Within Charismatic circles we can often have the tendency to describe and “advertise” Jesus as the answer. But does this sanitise Him too much? From my own experience, He continues to be a question that calls my faith to become a pilgrimage; a journey, a cyclic course of development and change, upturning and settlement.
Or, as Brian Zahnd recently expressed it, “We have Jesus. We lose Jesus. We seek Jesus. We find Jesus. We rethink Jesus”. And round and round we go.
Within Out of Sorts, Sarah Bessey shares her own experience of this journey: unfolding the ups and downs of rummaging through our faith in the intent of sorting out what needs to rediscovered, reclaimed and recycled from what is just refuse. As someone who has also found themselves consistently on this road-trip for the past five and a half years, I’ve taken great encouragement from Sarah’s words.
As a consequence of openly and honestly expressing her struggles with faith, scripture and church, I firmly believe that Bessey has produced one of the best books about what it means to be part of the church and a follower of Jesus. Mainly because her account is so earthy and human, while remaining Spirit infused and animated. She tenderly emphasises the fallibility of our humanity, whilst consistently leaning into the faithfulness of the Divine.

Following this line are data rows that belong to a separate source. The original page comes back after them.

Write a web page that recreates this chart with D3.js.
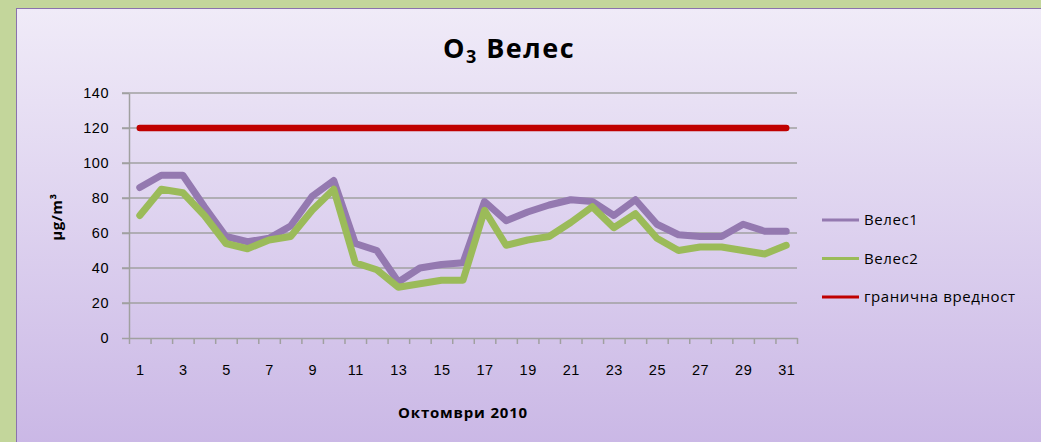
<!DOCTYPE html>
<html>
<head>
<meta charset="utf-8">
<script src="https://cdn.jsdelivr.net/npm/d3@7"></script>
<style>
  body { margin: 0; background: #c3d69b; }
  svg { display: block; font-family: "Comic Sans MS", "Open Sans", sans-serif; }
  .grid line { stroke: #a0a0a0; stroke-width: 1.5; }
  .axis path, .axis line { stroke: #a0a0a0; stroke-width: 1.5; }
  .axis text { fill: #000; font-size: 14.5px; letter-spacing: 0.5px; }
</style>
</head>
<body>
<svg id="chart" width="1041" height="442"></svg>
<script>
// days of October 2010
const days = d3.range(1, 32);
const veles1 = [86, 93, 93, 75, 58, 55, 57, 64, 81, 90, 54, 50, 32, 40, 42, 43,
                78, 67, 72, 76, 79, 78, 70, 79, 65, 59, 58, 58, 65, 61, 61];
const veles2 = [70, 85, 83, 70, 54, 51, 56, 58, 73, 85, 43, 39, 29, 31, 33, 33,
                73, 53, 56, 58, 66, 75, 63, 71, 57, 50, 52, 52, 50, 48, 53];
const limit = days.map(() => 120);
const yTicks = [0, 20, 40, 60, 80, 100, 120, 140];
const xLabels = days.filter(d => d % 2 === 1);

const series = [
  { name: 'Велес1', values: veles1, color: '#9479b0' },
  { name: 'Велес2', values: veles2, color: '#9bbb59' },
  { name: 'гранична вредност', values: limit, color: '#c00000' }
];

let svg = d3.select('#chart');

// background panel with gradient
let defs = svg.append('defs');
let grad = defs.append('linearGradient')
  .attr('id', 'bg')
  .attr('x1', 0).attr('y1', 0).attr('x2', 0).attr('y2', 1);
grad.append('stop').attr('offset', '0%').attr('stop-color', '#f0ebf8');
grad.append('stop').attr('offset', '100%').attr('stop-color', '#c9b6e5');

svg.append('rect')
  .attr('x', 16.5).attr('y', 8.5)
  .attr('width', 1041).attr('height', 450)
  .attr('fill', 'url(#bg)')
  .attr('stroke', '#8a72ad')
  .attr('stroke-width', 1);

let x = d3.scaleLinear().domain([0.5, 31.5]).range([129, 797]);
let y = d3.scaleLinear().domain([0, 140]).range([338, 93]);

// gridlines
svg.append('g')
  .attr('class', 'grid')
  .selectAll('line')
  .data(yTicks.filter(d => d > 0))
  .enter().append('line')
  .attr('x1', x(0.5) - 7).attr('x2', x(31.5))
  .attr('y1', d => y(d)).attr('y2', d => y(d));

// y axis
svg.append('g')
  .attr('class', 'axis')
  .attr('transform', 'translate(' + x(0.5) + ',0)')
  .call(d3.axisLeft(y).tickValues(yTicks).tickSize(7).tickSizeOuter(0).tickPadding(13));

// x axis: ticks on category boundaries
svg.append('g')
  .attr('class', 'axis')
  .attr('transform', 'translate(0,' + y(0) + ')')
  .call(d3.axisBottom(x).tickValues(d3.range(0.5, 32, 1)).tickSize(6).tickSizeOuter(0).tickFormat(''));

// x labels on odd days
svg.append('g')
  .attr('class', 'axis')
  .attr('transform', 'translate(0,' + y(0) + ')')
  .call(d3.axisBottom(x).tickValues(xLabels).tickSize(0).tickPadding(27).tickFormat(d3.format('d')))
  .call(g => g.select('.domain').remove());

// lines
let line = d3.line()
  .x((d, i) => x(days[i]))
  .y(d => y(d));

svg.append('g')
  .selectAll('path')
  .data(series)
  .enter().append('path')
  .attr('d', d => line(d.values))
  .attr('fill', 'none')
  .attr('stroke', d => d.color)
  .attr('stroke-width', d => d.name === 'гранична вредност' ? 6.5 : 7)
  .attr('stroke-linejoin', 'round')
  .attr('stroke-linecap', 'round');

// title
let title = svg.append('text')
  .attr('x', 509).attr('y', 58)
  .attr('text-anchor', 'middle')
  .attr('font-size', 27)
  .attr('font-weight', 'bold')
  .attr('letter-spacing', 1.5);
title.append('tspan').text('O');
title.append('tspan').attr('font-size', 18).attr('dy', 5).text('3');
title.append('tspan').attr('dy', -5).text(' Велес');

// axis titles
svg.append('text')
  .attr('transform', 'translate(62,217) rotate(-90)')
  .attr('text-anchor', 'middle')
  .attr('font-size', 15)
  .attr('font-weight', 'bold')
  .attr('letter-spacing', 0.5)
  .text('μg/m³');

svg.append('text')
  .attr('x', 463).attr('y', 418)
  .attr('text-anchor', 'middle')
  .attr('font-size', 15)
  .attr('font-weight', 'bold')
  .attr('letter-spacing', 0.8)
  .text('Октомври 2010');

// legend
let legend = svg.append('g')
  .selectAll('g')
  .data(series)
  .enter().append('g')
  .attr('transform', (d, i) => 'translate(822,' + (220 + i * 38.5) + ')');

legend.append('line')
  .attr('x1', 0).attr('x2', 37)
  .attr('stroke', d => d.color)
  .attr('stroke-width', 3);

legend.append('text')
  .attr('x', 42).attr('dy', '0.35em')
  .attr('font-size', 15)
  .attr('letter-spacing', 0.6)
  .text(d => d.name);
</script>
</body>
</html>
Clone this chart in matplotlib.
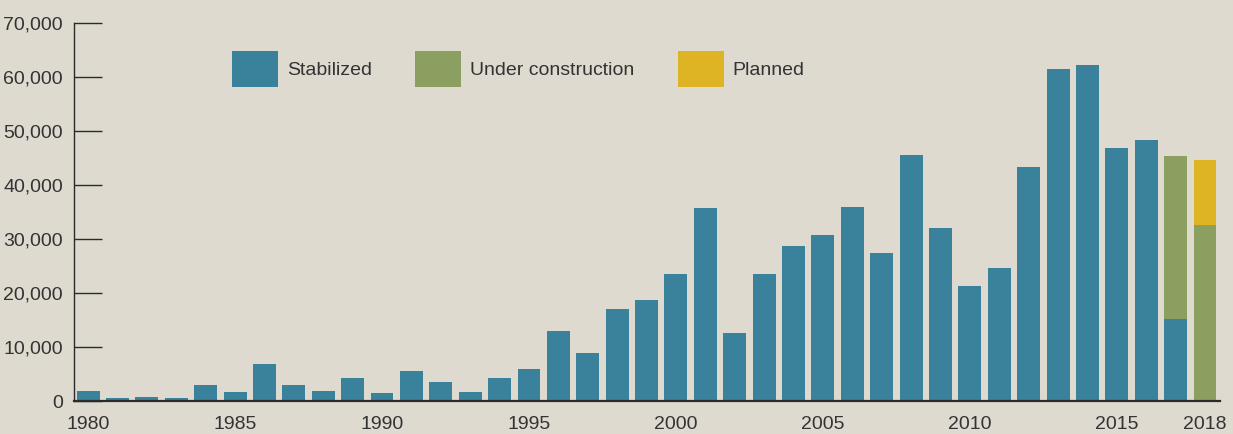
import matplotlib
matplotlib.use("Agg")
import matplotlib.pyplot as plt
from matplotlib.patches import Patch
from matplotlib.ticker import FuncFormatter

plt.rcParams['font.family'] = ['Liberation Sans', 'DejaVu Sans']

# Multifamily units by year and status
years = list(range(1980, 2019))
stabilized = [1900, 600, 800, 600, 3000, 1700, 6900, 3000, 1900, 4300,
              1500, 5600, 3600, 1700, 4300, 6000, 13000, 8900, 17100, 18700,
              23500, 35800, 12600, 23500, 28700, 30800, 35900, 27400, 45600, 32100,
              21300, 24600, 43300, 61500, 62200, 46800, 48300, 15200, 0]
under_construction = [0] * 37 + [30200, 32600]
planned = [0] * 38 + [12000]

tick_years = [1980, 1985, 1990, 1995, 2000, 2005, 2010, 2015, 2018]
y_ticks = [0, 10000, 20000, 30000, 40000, 50000, 60000, 70000]

BG = '#DEDAD0'
C_STAB = '#3A829B'
C_UC = '#8BA060'
C_PLAN = '#DEB425'
INK = '#2b2b2b'
TXT = '#333333'

fig = plt.figure(figsize=(12.33, 4.34), dpi=100, facecolor=BG)
ax = fig.add_axes([74 / 1233, 1 - 401 / 434, 1146 / 1233, 378 / 434])
ax.set_facecolor(BG)

w = 0.78
ax.bar(years, stabilized, width=w, color=C_STAB, linewidth=0)
ax.bar(years, under_construction, width=w, bottom=stabilized, color=C_UC, linewidth=0)
base2 = [s + u for s, u in zip(stabilized, under_construction)]
ax.bar(years, planned, width=w, bottom=base2, color=C_PLAN, linewidth=0)

ax.set_xlim(1979.52, 2018.51)
ax.set_ylim(0, 70000)

for s in ('top', 'right'):
    ax.spines[s].set_visible(False)
ax.spines['left'].set_color(INK)
ax.spines['left'].set_linewidth(1.0)
ax.spines['bottom'].set_color(INK)
ax.spines['bottom'].set_linewidth(1.6)

ax.set_yticks(y_ticks)
ax.yaxis.set_major_formatter(FuncFormatter(lambda v, p: f'{int(v):,}'))
ax.tick_params(axis='y', direction='in', length=20, width=1.0, color=INK,
               pad=8, labelsize=14, labelcolor=TXT)
ax.set_xticks(tick_years)
ax.set_xticklabels([str(y) for y in tick_years])
ax.tick_params(axis='x', length=0, pad=11, labelsize=14, labelcolor=TXT)

handles = [Patch(facecolor=C_STAB, label='Stabilized'),
           Patch(facecolor=C_UC, label='Under construction'),
           Patch(facecolor=C_PLAN, label='Planned')]
fig.legend(handles=handles, loc='upper left', ncol=3, frameon=False,
           bbox_to_anchor=(232 / 1233, 1 - 51 / 434), bbox_transform=fig.transFigure,
           borderaxespad=0, borderpad=0, fontsize=14,
           handlelength=2.37, handleheight=2.47, handletextpad=0.46,
           columnspacing=2.22, labelcolor=TXT)

fig.savefig('out.png', dpi=100, facecolor=BG)
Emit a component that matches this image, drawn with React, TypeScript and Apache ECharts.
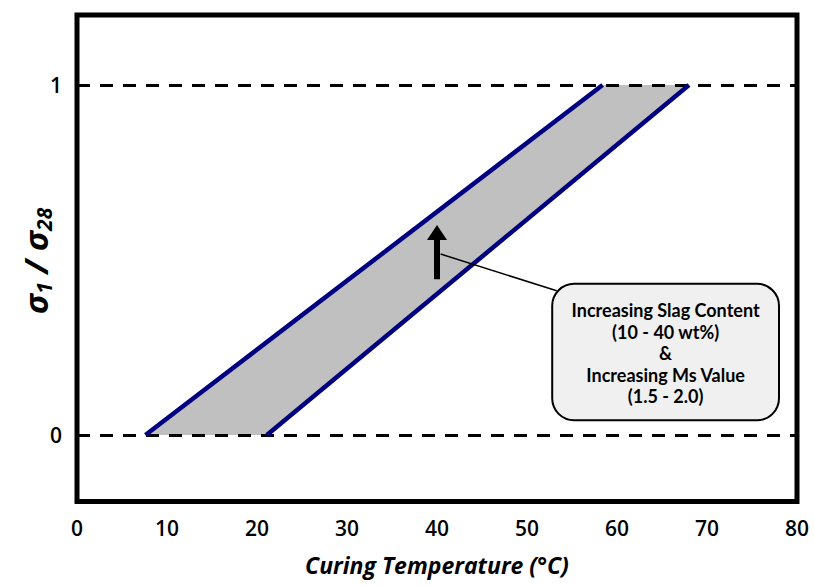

Sarah’s tone reminds me of Philip Yancey; there’s an understanding and empathy that is carried across which can only be birthed from genuinely wrestling with oneself. Her words are free from condescension and cynicism, whilst still calling us to listen and reconsider and acknowledge. Because of that, I’m more than happy to sit and listen to her, knowing that I’m receiving truth and wisdom and perspective that aren’t going to be served with a side order of condemnation and an injection of guilt. Truth, when dispensed this way, still comes with conviction, but of a more powerful sort that uncorks something that is already inside of me. To use a film metaphor to describe this, Out Of Sorts pulls off the kind of Inception that DiCaprio & Co could only dream of (no pun intended); I’m convicted reading Sarah’s words, not because they force conviction into me externally and unnaturally, but because her honesty draws my own deep insecurities out into the open.
She might not consider herself a theologian, but don’t discredit yourself too soon, Sarah—you’ve done a fantastic job here in articulating the meandering trail of following Jesus.
This is a highly recommended read!
My hope is that you will read it. For those of us who feel “Out Of Sorts”, you’ll draw great wisdom from this. For those of you who don’t, maybe it will help you come to terms with the truth that we all are, in a way, and that’s ok. Being “Out of Sorts” is part and parcel of what it means to believe.
(Ps. In case you wondering—my favourite chapters were, 7. The People Of God: On Church, and 10. Obey the Sadness: On Grief and Lament)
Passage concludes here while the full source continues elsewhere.